Hwang-chông-tché, Bruxelles, Mahillon, vers 1890, inv. 0865
Joseph Amiot, Mémoire sur la musique des Chinois, tant anciens que modernes, 1776, © gallica.bnf.fr / Département des manuscrits
Lü, Bruxelles, Mahillon, ca. 1890, inv. 0860
Joseph Amiot, Mémoire sur la musique des Chinois, tant anciens que modernes, 1776, © gallica.bnf.fr / Département des manuscrits
Portrait de Victor-Charles Mahillon (1841-1924)
Joseph-Marie Amiot, gravure tirée de la Galerie illustrée de la Compagnie de Jésus d'Alfred Hamy, 1893
Victor-Charles Mahillon, fondateur et premier conservateur du Musée instrumental du Conservatoire Royal de Musique (aujourd'hui MIM), cherchait à acquérir pour le musée un éventail aussi large que possible des divers types d’instruments existant dans toutes les régions du monde. Un de ses buts était d’étudier leur acoustique.

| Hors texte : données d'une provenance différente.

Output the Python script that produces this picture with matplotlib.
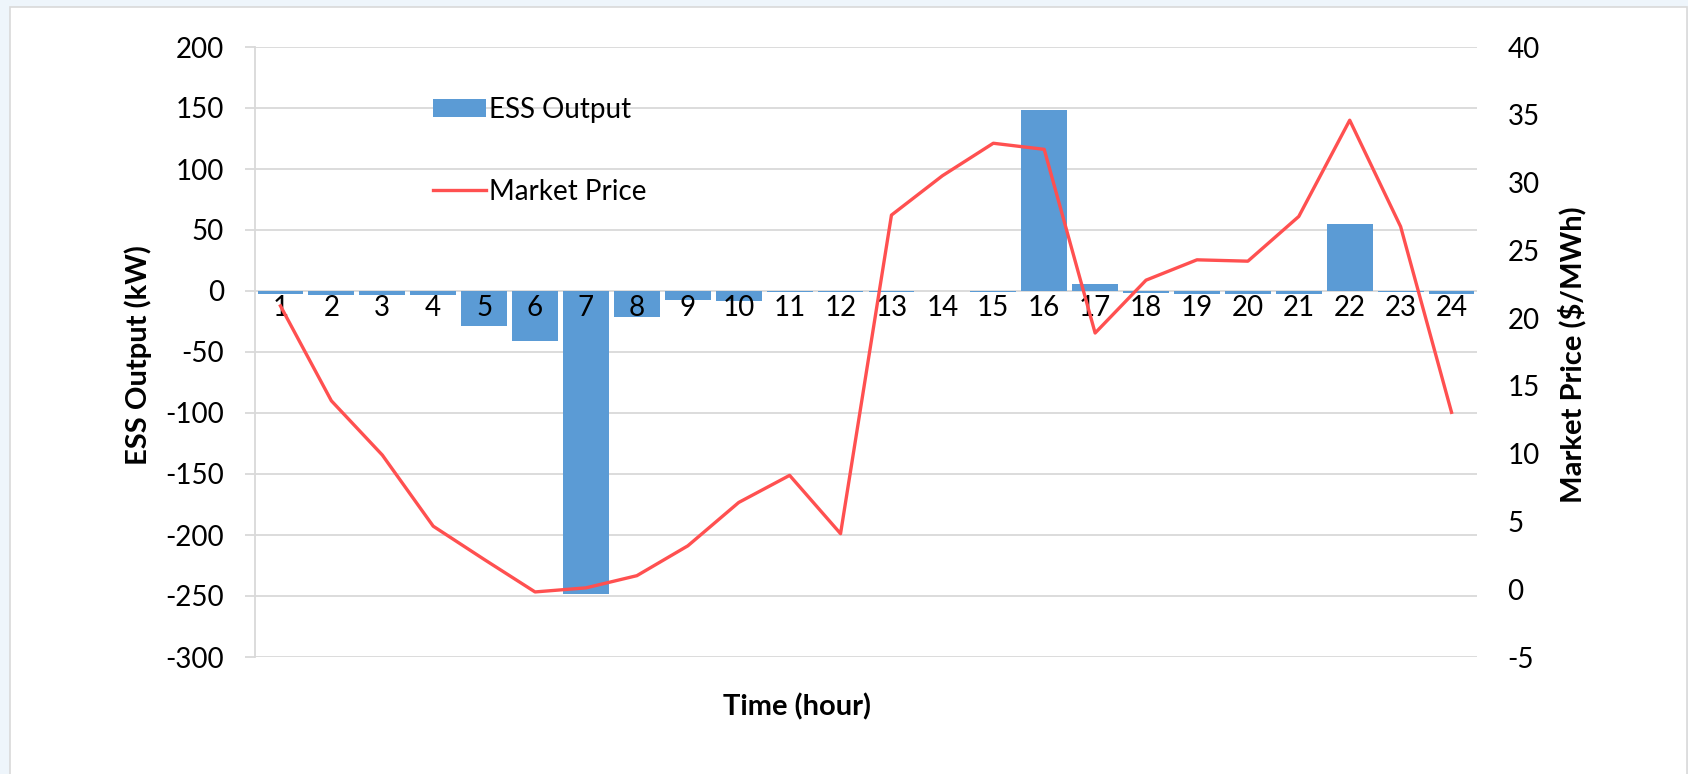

Mahillon a aussi fait copier des instruments qu’il ne parvenait pas à acquérir pour le musée et qu’il empruntait alors à une autre collection. Etant lui-même facteur d’instruments à vent, il lui était facile de faire faire ce travail par du personnel compétent.
Quand cette possibilité n’existait pas non plus, Mahillon a cherché à se baser sur des textes. Il s’est ainsi appuyé sur l’ouvrage d’un Jésuite installé à Pékin pour reconstituer des flûtes et des étalons chinois. Cinq instruments de la collection chinoise du MIM sont le résultat de ces travaux.
Les Jésuites en poste en Chine au 18e siècle ont étudié divers pans de la civilisation chinoise et ont transmis leurs connaissances dans des lettres envoyées en Europe. Certaines lettres ont été publiées et ont ainsi pu atteindre un public plus large. Joseph-Marie Amiot (1718-1793) est connu parmi ces religieux pour ses écrits sur la musique chinoise, mais aussi, par exemple, pour avoir composé un dictionnaire mandchou-français (la dynastie Qing régnant alors était d’ethnie mandchoue).
Arrivé en 1751 à Pékin où il passera le reste de sa vie, Joseph Amiot a envoyé en 1776 un manuscrit en français publié en 1779 à Paris sous le titre de Mémoire sur la musique des Chinois, tant anciens que modernes. Ce manuscrit et son édition sont consultables sur le site internet de la Bibliothèque Nationale de France.
Une grande partie de l’ouvrage d’Amiot est consacrée à la théorie musicale chinoise et à la description d’instruments. Les descriptions précises comportant des proportions et les gravures reproduisant les principaux dessins du manuscrit ont permis la reconstitution des objets qui ont le plus intéressé Mahillon.
La musique chinoise est pentatonique, mais la théorie musicale chinoise a très tôt décrit les douze demi-tons de la gamme. Ces douze notes ont donné lieu à la confection d’étalons sous forme de tubes de longueurs différentes (lü).
Les numéros 0859, 0860, 0861 de l'inventaire du MIM sont la reconstitution de 3 lü correspondant approximativement à des mi♭ à l’octave l’un de l’autre. Ce sont des tubes de bois dont une extrémité est pourvue d’une encoche qui facilite la production du son, et dont l’autre extrémité est bouchée. Les lü construits pour Mahillon sont en bois ; en théorie cependant ils représentent le son du bambou, végétal absent d’Europe.
Amiot décrit aussi une flûte très étrange reproduite par Mahillon sous les n° 0865 et 0866. Amiot reproduit lui-même la description très précise faite par le prince Tsai-Yu en 1596 d’un instrument examiné chez un antiquaire. Il s’agit d’une flûte traversière dont le trou d’insufflation est situé au milieu du tube et non proche d’une des extrémités comme c’est universellement le cas. De chaque côté de ce trou central, mais dans un angle de 90°, sont percés 3 trous de jeu équidistants. Amiot dit que les deux bouts sont fermés, alors que les reconstitutions par Mahillon sont ouvertes aux deux extrémités.